Malgré tout, l’inscription historiographique de ce collectif pose problème. Entendons-nous bien : la déviance en milieu familial et les dynamiques intrafamiliales de pouvoir sont trop peu étudiées en histoire de la famille au Canada. En ce sens, Mapping the Margins constitue une contribution très significative à ce champ de recherche. Néanmoins, le recours au concept de « marge » ne s’impose pas par son évidence. Idée vieille de près de 30 ans, l’histoire par les marges a été plutôt délaissée depuis un bon moment dans la littérature portant plus spécifiquement sur la régulation sociale. D’ailleurs, certaines contributions montrent que des individus, apparemment « marginaux », étaient en fait très bien intégrés, du point de vue familial et communautaire. Dans le cas des veuves, notamment, on tentait de reconduire les arrangements et les relations préexistantes aux situations difficiles, ce qui est une démarche d’intégration, et non de « marginalisation » (qui traduit en principe une poussée, une mise à l’écart). N’assiste-t-on pas à de nouvelles affirmations de la norme et des rapports de domination qui lui sont liés ? Même chose dans le cas des célibataires décrits par M. Stairs, qui expose la toute normalité du célibat dans le contexte de l’économie rurale de l’Île-du-Prince-Édouard à la fin du XIXe siècle : ces célibataires étaient actifs, nombreux et bien liés à leur famille et à leur parenté, donc plus près du centre de la famille que de ses marges. Ces figures spécifiques montrent cependant, et cela en accord avec l’un des fils conducteurs de l’ouvrage, que la famille nucléaire n’avait pas l’exclusivité de la normalité. Une certaine ambiguïté théorique traverse par conséquent Mapping the Margins. Si la famille nucléaire n’était pas le seul lieu d’un fonctionnement normal, établi des personnes, du coup comment parler de « marges » pour des figures apparemment excentrées mais qui en fait ne l’étaient pas ?

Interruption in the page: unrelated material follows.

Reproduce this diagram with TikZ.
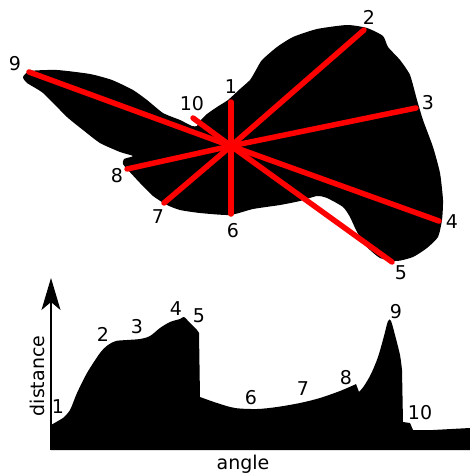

Insister sur les conflits familiaux, plutôt que céder aux ambiguïtés conceptuelles des « marges », aurait peut-être été plus fructueux pour soupeser le rôle de la famille comme lieu d’appartenance et d’exclusion, tout en révélant de nombreuses situations véritablement atypiques.

Qu’en est-il, au surplus, des relations entre les familles et certaines zones névralgiques de l’« en dehors » de la société, comme le crime ? Il n’en demeure pas moins que, individuellement, les contributions d’histoire sociale rassemblées en ces pages s’avèrent des travaux de qualité exemplaire.